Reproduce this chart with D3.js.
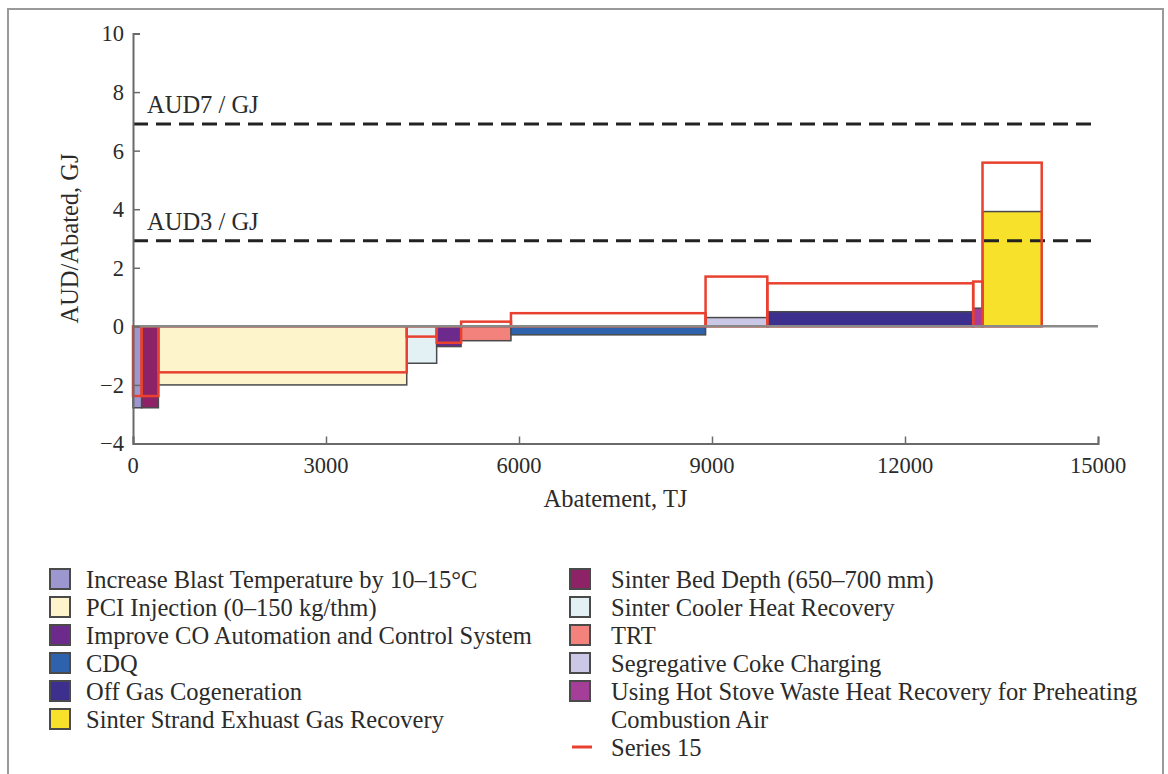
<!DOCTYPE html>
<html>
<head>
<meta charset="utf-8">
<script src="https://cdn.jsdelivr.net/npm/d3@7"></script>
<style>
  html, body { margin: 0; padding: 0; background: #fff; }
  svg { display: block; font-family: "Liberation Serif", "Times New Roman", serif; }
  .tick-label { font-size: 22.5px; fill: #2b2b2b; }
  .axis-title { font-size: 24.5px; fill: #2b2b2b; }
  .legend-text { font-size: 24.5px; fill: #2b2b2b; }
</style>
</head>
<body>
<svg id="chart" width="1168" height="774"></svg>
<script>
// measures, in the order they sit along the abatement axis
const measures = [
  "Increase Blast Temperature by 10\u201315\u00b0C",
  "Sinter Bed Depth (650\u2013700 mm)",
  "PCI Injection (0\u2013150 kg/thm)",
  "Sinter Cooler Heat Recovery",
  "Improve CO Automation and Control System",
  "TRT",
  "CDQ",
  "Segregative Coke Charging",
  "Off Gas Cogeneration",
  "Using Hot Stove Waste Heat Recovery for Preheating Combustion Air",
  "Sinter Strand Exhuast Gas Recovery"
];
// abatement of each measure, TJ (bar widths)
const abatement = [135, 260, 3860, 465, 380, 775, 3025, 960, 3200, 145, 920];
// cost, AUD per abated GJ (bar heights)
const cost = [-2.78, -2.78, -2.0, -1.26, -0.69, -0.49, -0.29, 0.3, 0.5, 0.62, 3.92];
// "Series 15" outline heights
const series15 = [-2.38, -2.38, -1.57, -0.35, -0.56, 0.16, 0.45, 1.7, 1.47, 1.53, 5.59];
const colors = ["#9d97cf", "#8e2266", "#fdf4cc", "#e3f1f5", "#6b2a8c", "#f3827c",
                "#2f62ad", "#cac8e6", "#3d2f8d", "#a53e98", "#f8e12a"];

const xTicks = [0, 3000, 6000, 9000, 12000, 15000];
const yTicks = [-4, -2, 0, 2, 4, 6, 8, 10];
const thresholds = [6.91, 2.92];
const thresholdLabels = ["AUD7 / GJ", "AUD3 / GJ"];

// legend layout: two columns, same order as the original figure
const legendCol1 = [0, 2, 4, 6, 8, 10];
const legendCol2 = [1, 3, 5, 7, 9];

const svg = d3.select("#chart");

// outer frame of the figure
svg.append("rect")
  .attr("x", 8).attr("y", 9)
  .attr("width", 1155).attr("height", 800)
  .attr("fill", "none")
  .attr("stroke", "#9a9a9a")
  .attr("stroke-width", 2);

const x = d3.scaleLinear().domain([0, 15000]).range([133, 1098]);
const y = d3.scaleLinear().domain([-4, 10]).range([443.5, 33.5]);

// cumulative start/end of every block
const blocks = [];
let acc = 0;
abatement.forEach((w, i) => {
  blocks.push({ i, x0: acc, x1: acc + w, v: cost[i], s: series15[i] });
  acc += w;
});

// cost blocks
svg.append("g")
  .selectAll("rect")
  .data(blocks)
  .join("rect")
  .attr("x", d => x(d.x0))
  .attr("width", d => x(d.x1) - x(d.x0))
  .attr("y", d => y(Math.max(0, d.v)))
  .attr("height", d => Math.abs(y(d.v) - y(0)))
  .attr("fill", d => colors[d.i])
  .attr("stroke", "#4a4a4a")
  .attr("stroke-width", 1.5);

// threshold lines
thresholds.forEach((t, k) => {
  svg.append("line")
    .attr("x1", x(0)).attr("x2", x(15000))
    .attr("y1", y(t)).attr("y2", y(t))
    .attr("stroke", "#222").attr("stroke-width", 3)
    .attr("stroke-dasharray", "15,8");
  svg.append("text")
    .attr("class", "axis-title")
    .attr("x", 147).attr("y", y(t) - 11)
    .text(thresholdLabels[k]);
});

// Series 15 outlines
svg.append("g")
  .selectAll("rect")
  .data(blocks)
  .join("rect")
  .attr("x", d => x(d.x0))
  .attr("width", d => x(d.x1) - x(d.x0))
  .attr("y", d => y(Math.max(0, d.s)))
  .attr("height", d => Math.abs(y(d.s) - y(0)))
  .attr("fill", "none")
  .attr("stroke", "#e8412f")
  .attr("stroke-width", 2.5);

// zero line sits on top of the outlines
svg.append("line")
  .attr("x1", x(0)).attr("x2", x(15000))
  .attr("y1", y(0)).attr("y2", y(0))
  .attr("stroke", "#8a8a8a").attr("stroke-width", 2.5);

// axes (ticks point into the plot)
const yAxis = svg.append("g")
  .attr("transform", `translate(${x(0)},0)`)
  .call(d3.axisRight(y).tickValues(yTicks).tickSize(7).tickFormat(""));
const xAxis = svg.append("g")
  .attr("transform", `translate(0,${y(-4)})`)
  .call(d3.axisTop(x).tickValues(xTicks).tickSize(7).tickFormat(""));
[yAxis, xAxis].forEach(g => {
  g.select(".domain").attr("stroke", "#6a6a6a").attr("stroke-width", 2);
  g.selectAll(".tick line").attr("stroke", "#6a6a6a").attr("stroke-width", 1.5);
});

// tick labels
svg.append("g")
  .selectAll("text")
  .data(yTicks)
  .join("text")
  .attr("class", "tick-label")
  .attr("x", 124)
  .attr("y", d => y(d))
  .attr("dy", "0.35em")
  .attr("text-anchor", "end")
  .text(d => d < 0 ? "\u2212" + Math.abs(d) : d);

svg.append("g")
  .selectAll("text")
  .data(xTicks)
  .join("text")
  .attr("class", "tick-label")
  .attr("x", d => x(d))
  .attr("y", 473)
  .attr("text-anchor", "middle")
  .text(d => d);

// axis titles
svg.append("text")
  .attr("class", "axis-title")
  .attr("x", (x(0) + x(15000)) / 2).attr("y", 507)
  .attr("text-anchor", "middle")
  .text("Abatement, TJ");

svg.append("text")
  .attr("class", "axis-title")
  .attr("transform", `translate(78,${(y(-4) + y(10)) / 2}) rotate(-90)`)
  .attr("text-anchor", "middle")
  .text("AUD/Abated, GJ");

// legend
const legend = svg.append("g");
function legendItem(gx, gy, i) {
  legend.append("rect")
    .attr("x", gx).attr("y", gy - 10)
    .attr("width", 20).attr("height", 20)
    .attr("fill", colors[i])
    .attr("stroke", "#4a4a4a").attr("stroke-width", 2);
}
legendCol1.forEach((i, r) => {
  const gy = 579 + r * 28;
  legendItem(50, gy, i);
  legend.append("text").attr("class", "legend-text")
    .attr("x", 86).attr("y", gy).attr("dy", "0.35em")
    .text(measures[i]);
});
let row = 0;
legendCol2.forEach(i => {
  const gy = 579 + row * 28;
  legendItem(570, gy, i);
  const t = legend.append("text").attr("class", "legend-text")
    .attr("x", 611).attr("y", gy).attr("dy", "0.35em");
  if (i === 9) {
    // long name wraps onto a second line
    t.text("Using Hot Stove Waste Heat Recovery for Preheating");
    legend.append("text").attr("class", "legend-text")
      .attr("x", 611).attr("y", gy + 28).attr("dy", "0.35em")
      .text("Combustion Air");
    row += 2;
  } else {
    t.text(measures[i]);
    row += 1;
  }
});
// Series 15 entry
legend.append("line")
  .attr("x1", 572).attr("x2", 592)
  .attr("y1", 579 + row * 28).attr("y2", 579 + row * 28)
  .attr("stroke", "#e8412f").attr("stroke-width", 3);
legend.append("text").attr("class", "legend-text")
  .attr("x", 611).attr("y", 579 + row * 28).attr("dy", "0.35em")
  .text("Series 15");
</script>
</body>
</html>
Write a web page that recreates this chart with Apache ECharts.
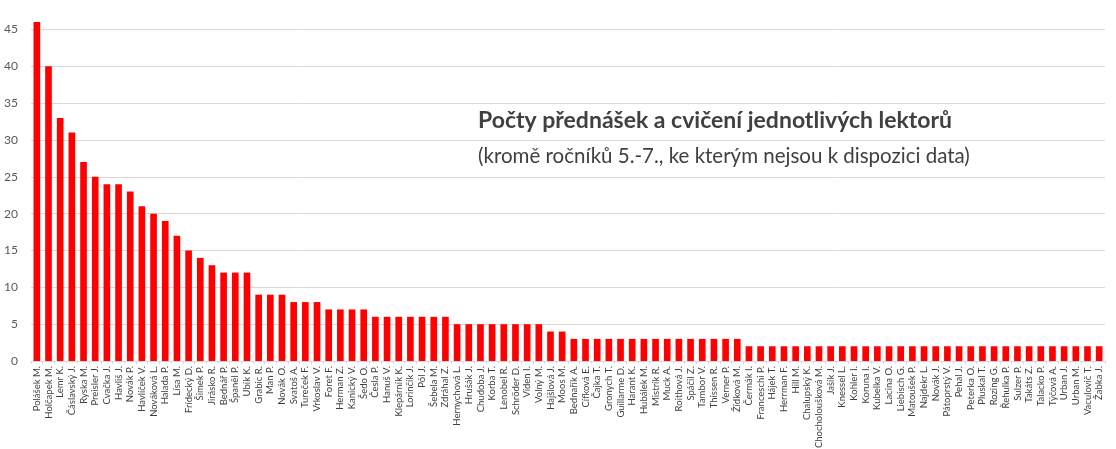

[Description of the task] Write out every record above exactly as it stands, but leave out the pictures.

[The solution]
Reproduce this chart with D3.js.
<!DOCTYPE html>
<html>
<head>
<meta charset="utf-8">
<script src="https://cdn.jsdelivr.net/npm/d3@7"></script>
<style>
  html, body { margin: 0; padding: 0; background: #fff; }
  svg { display: block; font-family: "Liberation Serif", "Times New Roman", serif; }
  .tick-label { font-size: 22.5px; fill: #2b2b2b; }
  .axis-title { font-size: 24.5px; fill: #2b2b2b; }
  .legend-text { font-size: 24.5px; fill: #2b2b2b; }
</style>
</head>
<body>
<svg id="chart" width="1168" height="774"></svg>
<script>
// measures, in the order they sit along the abatement axis
const measures = [
  "Increase Blast Temperature by 10\u201315\u00b0C",
  "Sinter Bed Depth (650\u2013700 mm)",
  "PCI Injection (0\u2013150 kg/thm)",
  "Sinter Cooler Heat Recovery",
  "Improve CO Automation and Control System",
  "TRT",
  "CDQ",
  "Segregative Coke Charging",
  "Off Gas Cogeneration",
  "Using Hot Stove Waste Heat Recovery for Preheating Combustion Air",
  "Sinter Strand Exhuast Gas Recovery"
];
// abatement of each measure, TJ (bar widths)
const abatement = [135, 260, 3860, 465, 380, 775, 3025, 960, 3200, 145, 920];
// cost, AUD per abated GJ (bar heights)
const cost = [-2.78, -2.78, -2.0, -1.26, -0.69, -0.49, -0.29, 0.3, 0.5, 0.62, 3.92];
// "Series 15" outline heights
const series15 = [-2.38, -2.38, -1.57, -0.35, -0.56, 0.16, 0.45, 1.7, 1.47, 1.53, 5.59];
const colors = ["#9d97cf", "#8e2266", "#fdf4cc", "#e3f1f5", "#6b2a8c", "#f3827c",
                "#2f62ad", "#cac8e6", "#3d2f8d", "#a53e98", "#f8e12a"];

const xTicks = [0, 3000, 6000, 9000, 12000, 15000];
const yTicks = [-4, -2, 0, 2, 4, 6, 8, 10];
const thresholds = [6.91, 2.92];
const thresholdLabels = ["AUD7 / GJ", "AUD3 / GJ"];

// legend layout: two columns, same order as the original figure
const legendCol1 = [0, 2, 4, 6, 8, 10];
const legendCol2 = [1, 3, 5, 7, 9];

const svg = d3.select("#chart");

// outer frame of the figure
svg.append("rect")
  .attr("x", 8).attr("y", 9)
  .attr("width", 1155).attr("height", 800)
  .attr("fill", "none")
  .attr("stroke", "#9a9a9a")
  .attr("stroke-width", 2);

const x = d3.scaleLinear().domain([0, 15000]).range([133, 1098]);
const y = d3.scaleLinear().domain([-4, 10]).range([443.5, 33.5]);

// cumulative start/end of every block
const blocks = [];
let acc = 0;
abatement.forEach((w, i) => {
  blocks.push({ i, x0: acc, x1: acc + w, v: cost[i], s: series15[i] });
  acc += w;
});

// cost blocks
svg.append("g")
  .selectAll("rect")
  .data(blocks)
  .join("rect")
  .attr("x", d => x(d.x0))
  .attr("width", d => x(d.x1) - x(d.x0))
  .attr("y", d => y(Math.max(0, d.v)))
  .attr("height", d => Math.abs(y(d.v) - y(0)))
  .attr("fill", d => colors[d.i])
  .attr("stroke", "#4a4a4a")
  .attr("stroke-width", 1.5);

// threshold lines
thresholds.forEach((t, k) => {
  svg.append("line")
    .attr("x1", x(0)).attr("x2", x(15000))
    .attr("y1", y(t)).attr("y2", y(t))
    .attr("stroke", "#222").attr("stroke-width", 3)
    .attr("stroke-dasharray", "15,8");
  svg.append("text")
    .attr("class", "axis-title")
    .attr("x", 147).attr("y", y(t) - 11)
    .text(thresholdLabels[k]);
});

// Series 15 outlines
svg.append("g")
  .selectAll("rect")
  .data(blocks)
  .join("rect")
  .attr("x", d => x(d.x0))
  .attr("width", d => x(d.x1) - x(d.x0))
  .attr("y", d => y(Math.max(0, d.s)))
  .attr("height", d => Math.abs(y(d.s) - y(0)))
  .attr("fill", "none")
  .attr("stroke", "#e8412f")
  .attr("stroke-width", 2.5);

// zero line sits on top of the outlines
svg.append("line")
  .attr("x1", x(0)).attr("x2", x(15000))
  .attr("y1", y(0)).attr("y2", y(0))
  .attr("stroke", "#8a8a8a").attr("stroke-width", 2.5);

// axes (ticks point into the plot)
const yAxis = svg.append("g")
  .attr("transform", `translate(${x(0)},0)`)
  .call(d3.axisRight(y).tickValues(yTicks).tickSize(7).tickFormat(""));
const xAxis = svg.append("g")
  .attr("transform", `translate(0,${y(-4)})`)
  .call(d3.axisTop(x).tickValues(xTicks).tickSize(7).tickFormat(""));
[yAxis, xAxis].forEach(g => {
  g.select(".domain").attr("stroke", "#6a6a6a").attr("stroke-width", 2);
  g.selectAll(".tick line").attr("stroke", "#6a6a6a").attr("stroke-width", 1.5);
});

// tick labels
svg.append("g")
  .selectAll("text")
  .data(yTicks)
  .join("text")
  .attr("class", "tick-label")
  .attr("x", 124)
  .attr("y", d => y(d))
  .attr("dy", "0.35em")
  .attr("text-anchor", "end")
  .text(d => d < 0 ? "\u2212" + Math.abs(d) : d);

svg.append("g")
  .selectAll("text")
  .data(xTicks)
  .join("text")
  .attr("class", "tick-label")
  .attr("x", d => x(d))
  .attr("y", 473)
  .attr("text-anchor", "middle")
  .text(d => d);

// axis titles
svg.append("text")
  .attr("class", "axis-title")
  .attr("x", (x(0) + x(15000)) / 2).attr("y", 507)
  .attr("text-anchor", "middle")
  .text("Abatement, TJ");

svg.append("text")
  .attr("class", "axis-title")
  .attr("transform", `translate(78,${(y(-4) + y(10)) / 2}) rotate(-90)`)
  .attr("text-anchor", "middle")
  .text("AUD/Abated, GJ");

// legend
const legend = svg.append("g");
function legendItem(gx, gy, i) {
  legend.append("rect")
    .attr("x", gx).attr("y", gy - 10)
    .attr("width", 20).attr("height", 20)
    .attr("fill", colors[i])
    .attr("stroke", "#4a4a4a").attr("stroke-width", 2);
}
legendCol1.forEach((i, r) => {
  const gy = 579 + r * 28;
  legendItem(50, gy, i);
  legend.append("text").attr("class", "legend-text")
    .attr("x", 86).attr("y", gy).attr("dy", "0.35em")
    .text(measures[i]);
});
let row = 0;
legendCol2.forEach(i => {
  const gy = 579 + row * 28;
  legendItem(570, gy, i);
  const t = legend.append("text").attr("class", "legend-text")
    .attr("x", 611).attr("y", gy).attr("dy", "0.35em");
  if (i === 9) {
    // long name wraps onto a second line
    t.text("Using Hot Stove Waste Heat Recovery for Preheating");
    legend.append("text").attr("class", "legend-text")
      .attr("x", 611).attr("y", gy + 28).attr("dy", "0.35em")
      .text("Combustion Air");
    row += 2;
  } else {
    t.text(measures[i]);
    row += 1;
  }
});
// Series 15 entry
legend.append("line")
  .attr("x1", 572).attr("x2", 592)
  .attr("y1", 579 + row * 28).attr("y2", 579 + row * 28)
  .attr("stroke", "#e8412f").attr("stroke-width", 3);
legend.append("text").attr("class", "legend-text")
  .attr("x", 611).attr("y", 579 + row * 28).attr("dy", "0.35em")
  .text("Series 15");
</script>
</body>
</html>
Write a web page that recreates this chart with Apache ECharts.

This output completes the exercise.